Allerdings ist umstritten, ob Bremen mit Otto Telschow nicht einen anderen Gauleiter als Ehrenbürger „geerbt“ hat: Der Chef von Ost-Hannover wurde 1933 Ehrenbürger der damals preußischen Gemeinde Blumenthal, die 1939 Bremen zugeschlagen wurde. Zahlreiche Gemeinden haben sich mittlerweile von Telschow losgesagt, zuletzt, Anfang 2014, Soltau. Doch der Bremer Senat fühlt sich bislang nicht zuständig, im Gegensatz zu Bremerhaven – dort wurde Telschow bereits 1945 gestrichen, obwohl ihn auch Bremerhaven lediglich via Wesermünde geerbt hat.

Hindenburgs Bremer Ehrenbürgerschaft datiert von 1917. Anlass der Ehrung war dessen 70. Geburtstag, doch angesichts der bereits dramatischen Kriegslage wurde sie zum vaterländischen Fanal: Als die aufwendig gestaltete Urkundenmappe schließlich vorlag, war der Kaiser schon nach Holland geflohen, Hindenburgs Rolle als „Totengräber der Demokratie“ allerdings noch Zukunftsmusik.
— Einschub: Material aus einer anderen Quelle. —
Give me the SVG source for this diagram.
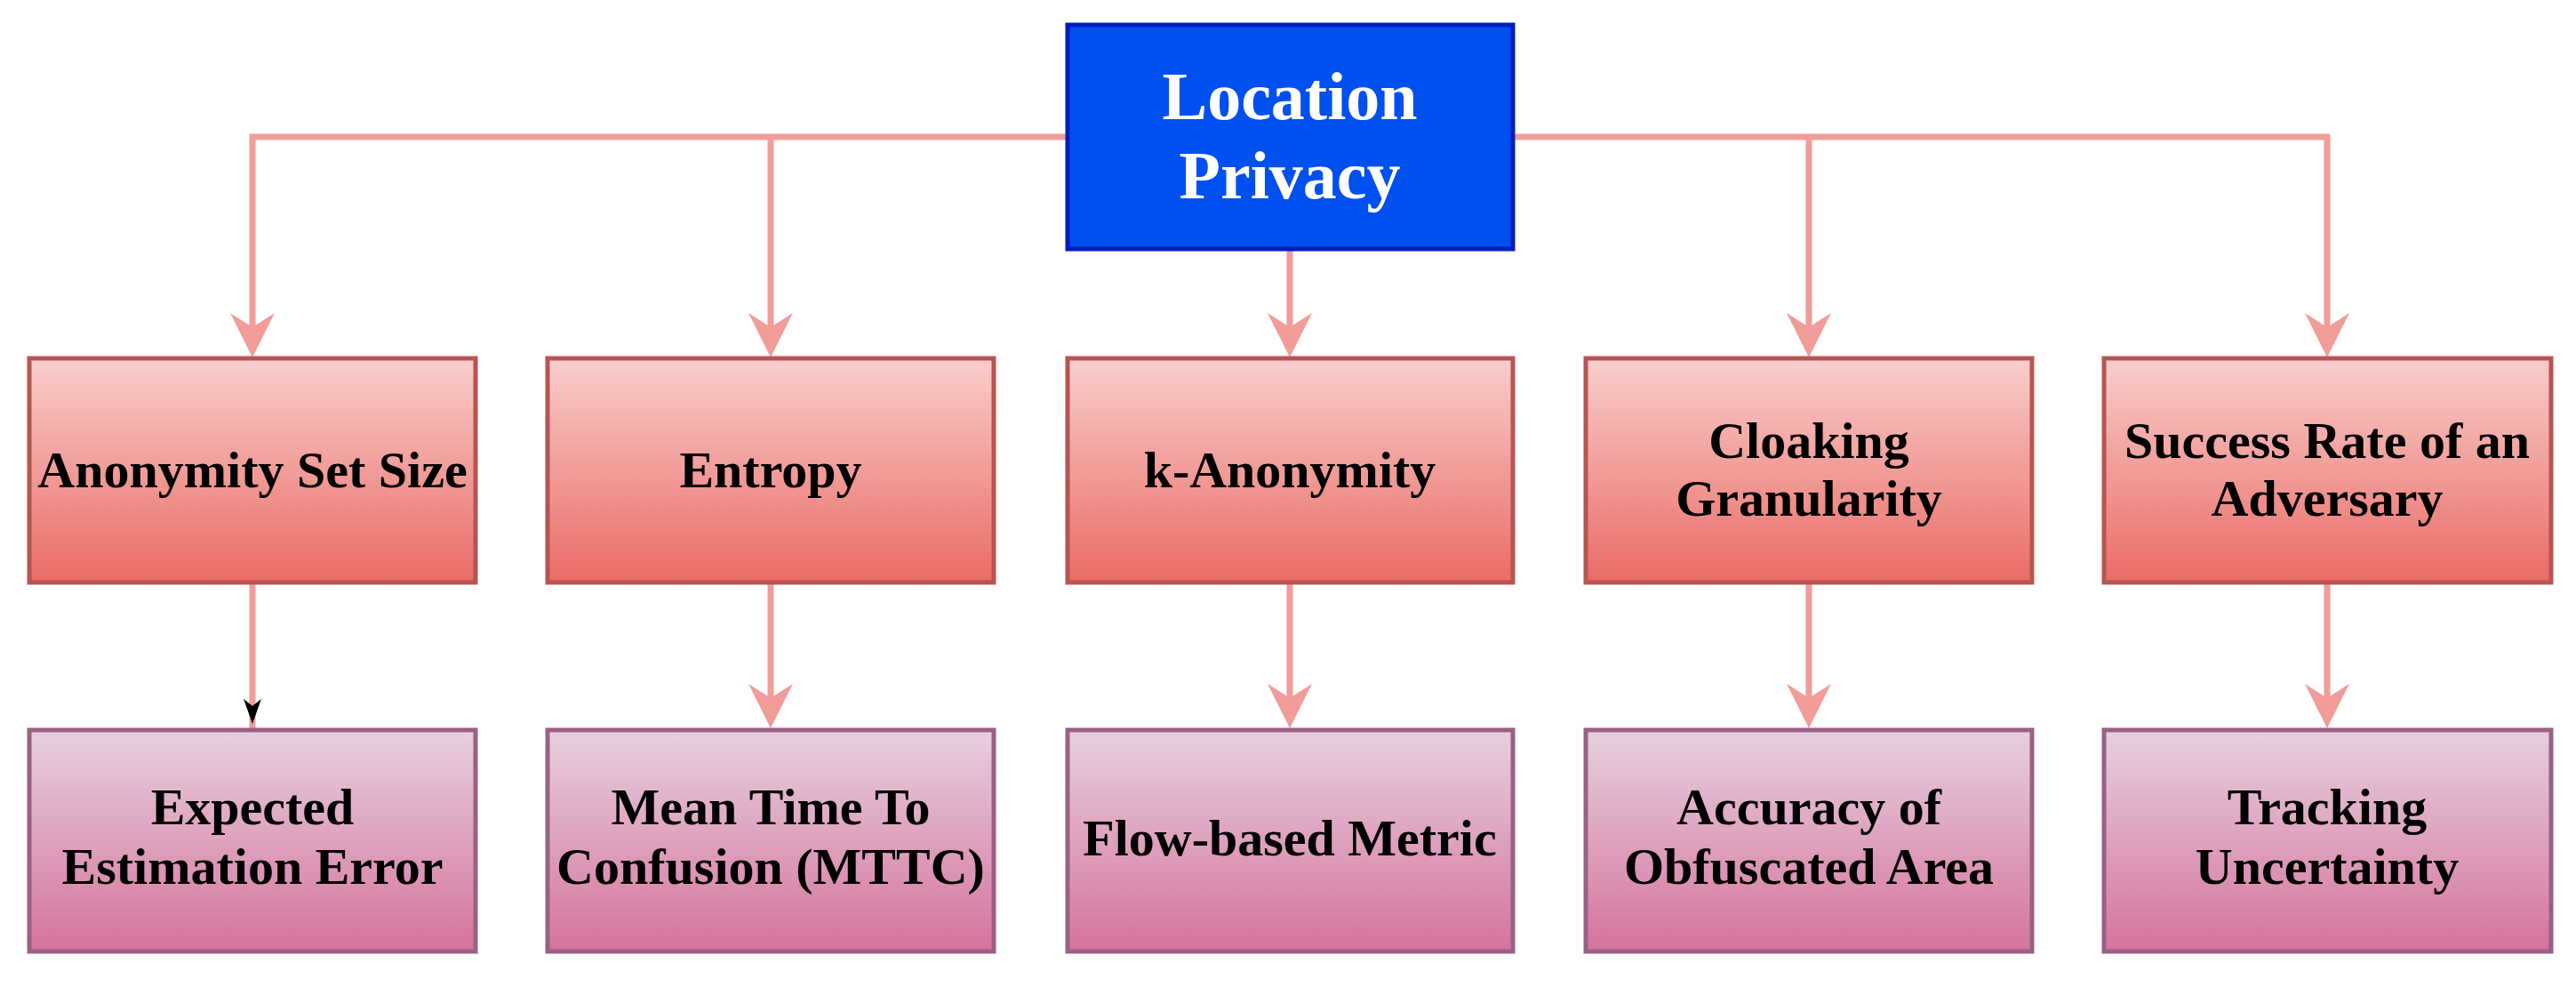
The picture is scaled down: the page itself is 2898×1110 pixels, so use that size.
<svg xmlns="http://www.w3.org/2000/svg" width="2898" height="1110" viewBox="0 0 2898 1110">
<style>
.t{font-family:"Liberation Serif","Times New Roman",serif;font-weight:bold;font-size:58px;text-anchor:middle;fill:#000}
.w{fill:#fff;font-size:76px}
.e{fill:none;stroke:#F19C99;stroke-width:7}
.r{fill:url(#gr);stroke:#B85450;stroke-width:5}
.p{fill:url(#gp);stroke:#996185;stroke-width:5}
</style>
<defs>
<linearGradient id="gr" x1="0" y1="0" x2="0" y2="1"><stop offset="0" stop-color="#F8CECC"/><stop offset="1" stop-color="#EA6B66"/></linearGradient>
<linearGradient id="gp" x1="0" y1="0" x2="0" y2="1"><stop offset="0" stop-color="#E6D0DE"/><stop offset="1" stop-color="#D5739D"/></linearGradient>
</defs>
<g id="connectors">
<path class="e" d="M1201 154 H284 V395"/>
<path class="e" d="M867 154 V395"/>
<path class="e" d="M1451 280 V395"/>
<path class="e" d="M1702 154 H2618 V395"/>
<path class="e" d="M2035 154 V395"/>
<path class="e" d="M284 655 V819"/>
<path class="e" d="M867 655 V812"/>
<path class="e" d="M1451 655 V812"/>
<path class="e" d="M2035 655 V812"/>
<path class="e" d="M2618 655 V812"/>
<g fill="#F19C99">
<path d="M259 352 L284 402 L309 352 L284 368 Z"/>
<path d="M842 352 L867 402 L892 352 L867 368 Z"/>
<path d="M1426 352 L1451 402 L1476 352 L1451 368 Z"/>
<path d="M2010 352 L2035 402 L2060 352 L2035 368 Z"/>
<path d="M2593 352 L2618 402 L2643 352 L2618 368 Z"/>
<path d="M842 769 L867 819 L892 769 L867 785 Z"/>
<path d="M1426 769 L1451 819 L1476 769 L1451 785 Z"/>
<path d="M2010 769 L2035 819 L2060 769 L2035 785 Z"/>
<path d="M2593 769 L2618 819 L2643 769 L2618 785 Z"/>
</g>
<path d="M274 786 L284 814 L294 786 L284 794 Z" fill="#000"/>
</g>
<g id="root"><rect x="1201" y="28" width="501" height="252" fill="#0050EF" stroke="#001DBC" stroke-width="5"/>
<text class="t w" x="1451" y="134">Location</text><text class="t w" x="1451" y="223">Privacy</text></g>
<g id="n1"><rect class="r" x="33" y="403" width="502" height="252"/><text class="t" x="284" y="548">Anonymity Set Size</text></g>
<g id="n2"><rect class="r" x="616" y="403" width="502" height="252"/><text class="t" x="867" y="548">Entropy</text></g>
<g id="n3"><rect class="r" x="1201" y="403" width="501" height="252"/><text class="t" x="1451" y="548">k-Anonymity</text></g>
<g id="n4"><rect class="r" x="1784" y="403" width="502" height="252"/><text class="t" x="2035" y="515">Cloaking</text><text class="t" x="2035" y="580">Granularity</text></g>
<g id="n5"><rect class="r" x="2367" y="403" width="503" height="252"/><text class="t" x="2618" y="515">Success Rate of an</text><text class="t" x="2618" y="580">Adversary</text></g>
<g id="m1"><rect class="p" x="33" y="821" width="502" height="249"/><text class="t" x="284" y="927">Expected</text><text class="t" x="284" y="994">Estimation Error</text></g>
<g id="m2"><rect class="p" x="616" y="821" width="502" height="249"/><text class="t" x="867" y="927">Mean Time To</text><text class="t" x="867" y="994">Confusion (MTTC)</text></g>
<g id="m3"><rect class="p" x="1201" y="821" width="501" height="249"/><text class="t" x="1451" y="962">Flow-based Metric</text></g>
<g id="m4"><rect class="p" x="1784" y="821" width="502" height="249"/><text class="t" x="2035" y="927">Accuracy of</text><text class="t" x="2035" y="994">Obfuscated Area</text></g>
<g id="m5"><rect class="p" x="2367" y="821" width="503" height="249"/><text class="t" x="2618" y="927">Tracking</text><text class="t" x="2618" y="994">Uncertainty</text></g>
</svg>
Der Antrag der Linkspartei betont denn auch klugerweise Hindenburgs Rolle im Ersten Weltkrieg als Mitverantwortlichen des U-Boot-Kriegs und energischem Gegner von Friedensverhandlungen.

1989 hat Bremen seine Hindenburgstraße im Viertel nach Salavador Allende umbenannt. In Lesum gibt es noch eine Hindenburgstraße, doch wenigstens ist die früher dort angesiedelte Schule umgezogen.